Sambists are awarded four points for an ippon throw, so a kickboxing match is not exactly incentivized

This is ultimately the dilemma faced us; the knockout-hungry mixed martial arts fan. The most talent-rich division in the sport is being dominated by someone whose fighting style does not please our sense of aesthetic. The vision of what we believe a “well-rounded” fighter should be is conflicting with the reality that someone who is supposedly “just a grappler,” is dominating his competition.

Pictured: your average fight fan

What we often do not recognize or concede, is the operative word in MMA: mixed.

Mixed martial arts. There are many sports where people can throw hands. Boxing, K-1 kickboxing, and so on. But mixed martial arts is special in that the rules are far more open, and this should (and does) result in a more eclectic variety of fighting styles. Wrestling is not disengaging or hugging. If you can take your opponent down, keep him on the mat, control him, and dish out damage to him, that’s all within the rules, and doing that proves you are a dominant fighter. At UFC 229, Khabib won a fight with the most lopsided judge’s scorecard in UFC title fight history, and throughout the fight, the most influential commentator in MMA went on and on about how his weaknesses had been exposed. This should be an indicator about how little weight this “one-dimensional” label truly has.

Three points are worthy of discussion:

1) Khabib’s stand-up striking is perfectly adequate for an MMA contest. You don’t have to be Saenchai or Vasily Lomachenko to be successful in MMA. The threat of takedowns opens up holes in his opponents’ defence; he is more than able to take advantage of these openings. And when Khabib does land, there is power behind those hands.

Khabib knocks down Kamal Shalorus in his UFC debut

2) Khabib has a chin on him. He has not gotten caught very many times, but in those cases, it has barely even tickled him, Joe Rogan commentary notwithstanding.

Michael Johnson nearly murders Nurmagomedov at UFC 205

3) He’s really not that bad on his feet.

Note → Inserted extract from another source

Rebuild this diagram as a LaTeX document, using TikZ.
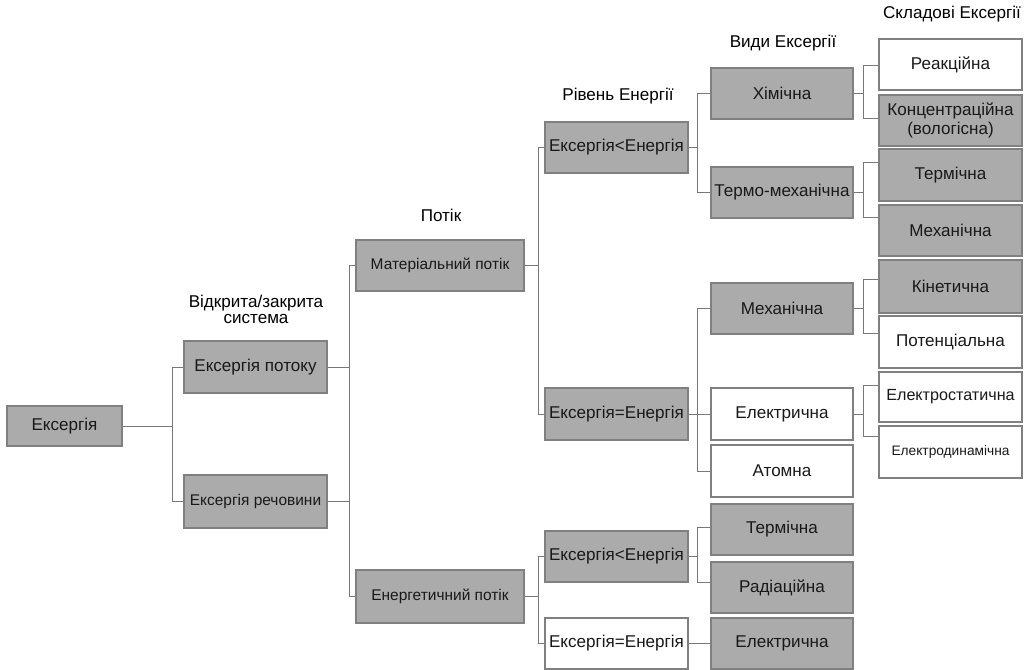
\documentclass[tikz,border=0pt]{standalone}
\usepackage{fontspec}
\setmainfont{Liberation Sans}
\definecolor{boxgrey}{RGB}{171,171,171}
\definecolor{edgegrey}{RGB}{128,128,128}
\definecolor{linegrey}{RGB}{120,120,120}
\tikzset{
  base/.style={draw=edgegrey, line width=0.9pt, inner sep=0pt, align=center, font=\fontsize{12.8pt}{14.3pt}\selectfont, text=black!90},
  gbox/.style={base, fill=boxgrey},
  wbox/.style={base, fill=white},
  small/.style={font=\fontsize{11.6pt}{13.5pt}\selectfont},
  mid/.style={font=\fontsize{12.1pt}{13.5pt}\selectfont},
  tiny/.style={font=\fontsize{10.3pt}{12pt}\selectfont},
  head/.style={align=center, font=\fontsize{12.8pt}{12pt}\selectfont, inner sep=0pt},
  conn/.style={draw=linegrey, line width=0.7pt}
}
\newcommand\mkbox[6]{\node[#1,minimum width={(#4-#2)*0.75pt},minimum height={(#5-#3)*0.75pt}] (#6) at ({(#2+#4)/2},{(#3+#5)/2+1})}
\begin{document}
\begin{tikzpicture}[x=0.75pt,y=-0.75pt]
\useasboundingbox (0,0) rectangle (1032,670);
% column 0/1
\mkbox{gbox}{7}{405}{122}{445}{ex} {Ексергія};
\mkbox{gbox}{184}{340}{327}{392}{ep} {Ексергія потоку};
\mkbox{gbox,small}{184}{474}{327}{527}{er} {Ексергія речовини};
% column 2
\mkbox{gbox,small}{356}{239}{524}{290}{mp} {Матеріальний потік};
\mkbox{gbox,small}{356}{569}{524}{622}{enp} {Енергетичний потік};
% column 3
\mkbox{gbox}{545}{121}{688}{172}{l1} {Ексергія<Енергія};
\mkbox{gbox}{545}{387}{688}{439}{e1} {Ексергія=Енергія};
\mkbox{gbox}{545}{530}{688}{581}{l2} {Ексергія<Енергія};
\mkbox{wbox}{545}{617}{688}{668}{e2} {Ексергія=Енергія};
% column 4
\mkbox{gbox}{711}{67}{853}{118}{him} {Хімічна};
\mkbox{gbox}{711}{166}{853}{217}{tm} {Термо-механічна};
\mkbox{gbox}{711}{282}{853}{333}{meh} {Механічна};
\mkbox{wbox}{711}{387}{853}{439}{el} {Електрична};
\mkbox{wbox}{711}{444}{853}{496}{at} {Атомна};
\mkbox{gbox}{711}{503}{853}{554}{ter2} {Термічна};
\mkbox{gbox}{711}{561}{853}{612}{rad} {Радіаційна};
\mkbox{gbox}{711}{617}{853}{668}{el2} {Електрична};
% column 5
\mkbox{wbox}{879}{38}{1022}{89}{rea} {Реакційна};
\mkbox{gbox}{879}{94}{1022}{145}{kon} {Концентраційна\\(вологісна)};
\mkbox{gbox}{879}{148}{1022}{200}{ter} {Термічна};
\mkbox{gbox}{879}{204}{1022}{255}{mex} {Механічна};
\mkbox{gbox}{879}{259}{1022}{312}{kin} {Кінетична};
\mkbox{wbox}{879}{315}{1022}{367}{pot} {Потенціальна};
\mkbox{wbox,mid}{879}{371}{1022}{421}{est} {Електростатична};
\mkbox{wbox,tiny}{879}{425}{1022}{477}{edn} {Електродинамічна};
% headings
\node[head] (h1) at (256,309) {Відкрита/закрита\\система};
\node[head] (h2) at (441,215) {Потік};
\node[head] (h3) at (618,96) {Рівень Енергії};
\node[head] (h4) at (783,43) {Види Ексергії};
\node[head] (h5) at (952,14) {Складові Ексергії};
% junction coordinates
\coordinate (j1) at (172,0);
\coordinate (j2) at (349,0);
\coordinate (j3) at (538,0);
\coordinate (j4) at (697,0);
\coordinate (j5) at (863,0);
\coordinate (y65) at (0,65);
\coordinate (y118) at (0,118);
\coordinate (y162) at (0,162);
\coordinate (y217) at (0,217);
\coordinate (y279) at (0,279);
\coordinate (y333) at (0,333);
\coordinate (y385) at (0,385);
\coordinate (y436) at (0,436);
\coordinate (y527) at (0,527);
\coordinate (y582) at (0,582);
% connectors
\draw[conn] (ex.east) -- (ex.east -| j1) |- (ep.west);
\draw[conn] (ex.east -| j1) |- (er.west);
\draw[conn] (ep.east) -- (ep.east -| j2) |- (mp.west);
\draw[conn] (ep.east -| j2) |- (enp.west);
\draw[conn] (er.east) -- (er.east -| j2);
\draw[conn] (mp.east) -- (mp.east -| j3) |- (l1.west);
\draw[conn] (mp.east -| j3) |- (e1.west);
\draw[conn] (enp.east) -- (enp.east -| j3) |- (l2.west);
\draw[conn] (enp.east -| j3) |- (e2.west);
\draw[conn] (l1.east) -- (l1.east -| j4) |- (him.west);
\draw[conn] (l1.east -| j4) |- (tm.west);
\draw[conn] (e1.east) -- (e1.east -| j4) |- (meh.west);
\draw[conn] (e1.east -| j4) |- (at.west);
\draw[conn] (e1.east -| j4) -- (el.west);
\draw[conn] (l2.east) -- (l2.east -| j4) |- (ter2.west |- y527);
\draw[conn] (l2.east -| j4) |- (rad.west |- y582);
\draw[conn] (e2.east) -- (el2.west);
\draw[conn] (him.east) -- (him.east -| j5) |- (rea.west |- y65);
\draw[conn] (him.east -| j5) |- (kon.west |- y118);
\draw[conn] (tm.east) -- (tm.east -| j5) |- (ter.west |- y162);
\draw[conn] (tm.east -| j5) |- (mex.west |- y217);
\draw[conn] (meh.east) -- (meh.east -| j5) |- (kin.west |- y279);
\draw[conn] (meh.east -| j5) |- (pot.west |- y333);
\draw[conn] (el.east) -- (el.east -| j5) |- (est.west |- y385);
\draw[conn] (el.east -| j5) |- (edn.west |- y436);
\end{tikzpicture}
\end{document}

The overhand right he landed against Conor was a big talking point, but the sequence before that was just as significant and received far less attention.

God bless Javier Mendez

Conor throws a superman punch, Khabib slips it, lands a jab, and then circles to the left to avoid Conor’s knee. This is all very impressive work, and it happened against one of the best strikers in MMA. Obviously, Khabib is not going to win a kickboxing match against Stephen Thompson, but he has enough tools in that department to help him win in MMA.

Speaking of winning, Khabib wins. He wins fights. He has won fights against high level wrestlers and grapplers, and he has won fights against high level strikers. He has won fights against top contenders as well as champions. His resume may not be the best in all of the sport, but he has had enough dominant wins against quality opponents, to where we should end this charade of waiting on some mythical fighter to “expose” Khabib. I am not saying he is unbeatable; no fighter is truly unbeatable. But if he does ever lose, it will not be because someone exposed him as a total MMA fraud. We are well past that point.

If you don’t like his fighting style, fine. If you think grappling is boring, fine. If you’d rather watch Justin Gaethje, that’s your prerogative. But questioning Khabib’s abilities as an all-around fighter at this stage in his career is no less than delusional.